Notes on Nostalgia

The first day of autumn this year could only be described as quintessential. Before that, the city was relentless in its summer mood of 85 degree days and sunshine marching on as if it meant to take over the delicate transition and push it aside for some time to come. When we woke up that first morning of fall, we expected more of the same hostile summer. What we got was a partly cloudy, slightly breezy, 67 degree day. And just like that, my mind was thrown into a flurry of memories I forgot existed and haven’t had to navigate since living in the mono-seasonal climate of South Florida. I found that for me, autumn is exhaustingly nostalgic.
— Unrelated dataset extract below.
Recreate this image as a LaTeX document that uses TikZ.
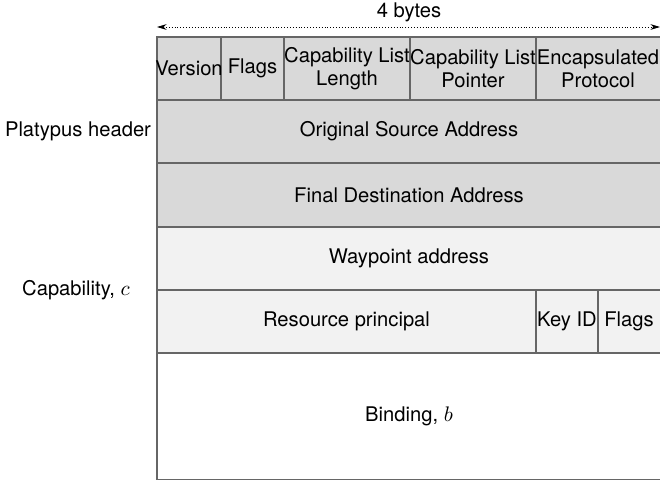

I want to pause here for a moment and talk about nostalgia. Since I have been dealing with it over these last few weeks, I’ve come to discover that my ideas of nostalgia may not be universal. I brought my musings of the season to a new friend of mine and they told me they simply did not experience nostalgia. “I just get over things so quickly and never really pay attention to my past; it’s over.” I couldn’t believe that there were people out there who could just not feel these feelings of equal parts joy and sadness where I had been wading through them almost every time I left the house. I tried to explain as I will try again here that nostalgia is not about not being able to get over your past. I’ve felt what that is and it is embarrassment or regret or broken heartedness. There is no joy in that.
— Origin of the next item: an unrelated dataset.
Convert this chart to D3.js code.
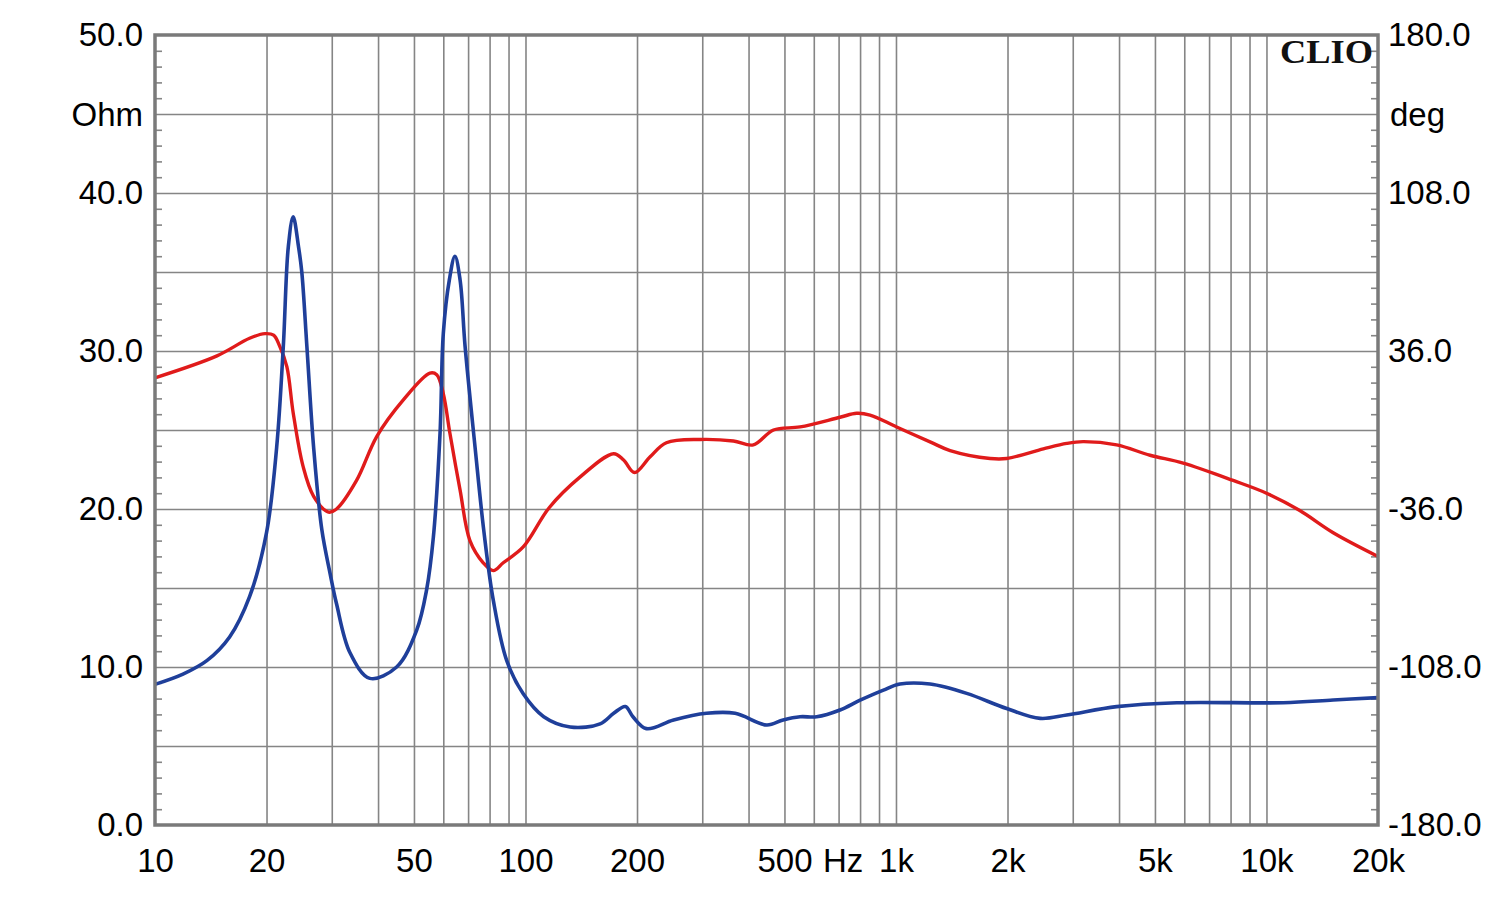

Nostalgia may come with a longing for the past but it is more than that. It is a recognition of time before, that it was there, that it happened, and that it’s part of you. It’s retroactive appreciation for a moment that perhaps you neglected to appreciate when it was around. It’s a healthy relationship with your whole self. Time isn’t linear and neither is our experience. It’s all happening now and nostalgia may be the purest recognition of that.
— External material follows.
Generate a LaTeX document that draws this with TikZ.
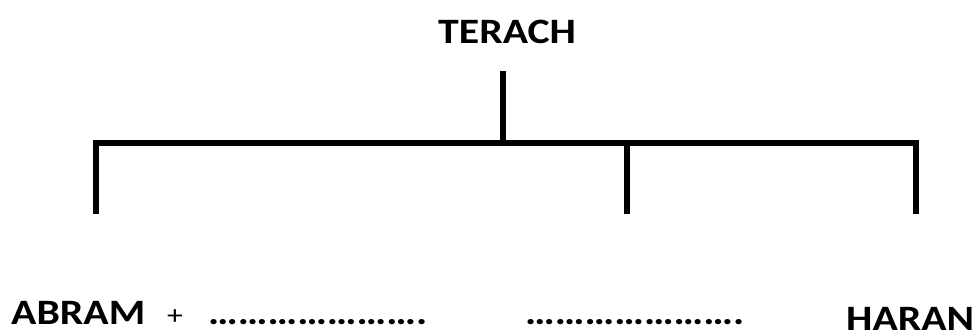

Autumn brings this up for me in a way no other season or object or song or experience could. And a first autumn in New York means there’s a day in September that feels like Valentine’s day in 8th grade in your favorite burgundy striped turtleneck and making eyes at your crush who doesn’t care that you exist. Remembering he got married recently. It means when you’re walking to the subway at night and someone passes you speaking a language you don’t recognize, Christmas markets in Budapest sparkle behind your eyes. It means that when you pull out your lipstick and put on Cherry Skies, the memory of your first New Year’s Eve kiss two years ago flashes in the corner of your mind before flooding you with the kind of nostalgia only newness can bring.

And that’s it, isn’t it? It’s the new, the unfamiliar that brings up the comfort of the past. The memories that are like home, the ones you can point out every detail and say, “This is why I am.” They tell you that soon this will be familiar too. Soon it won’t be new. Soon it will be summer again marching relentlessly and Valentine’s day and Budapest and Cherry Skies will be put to rest.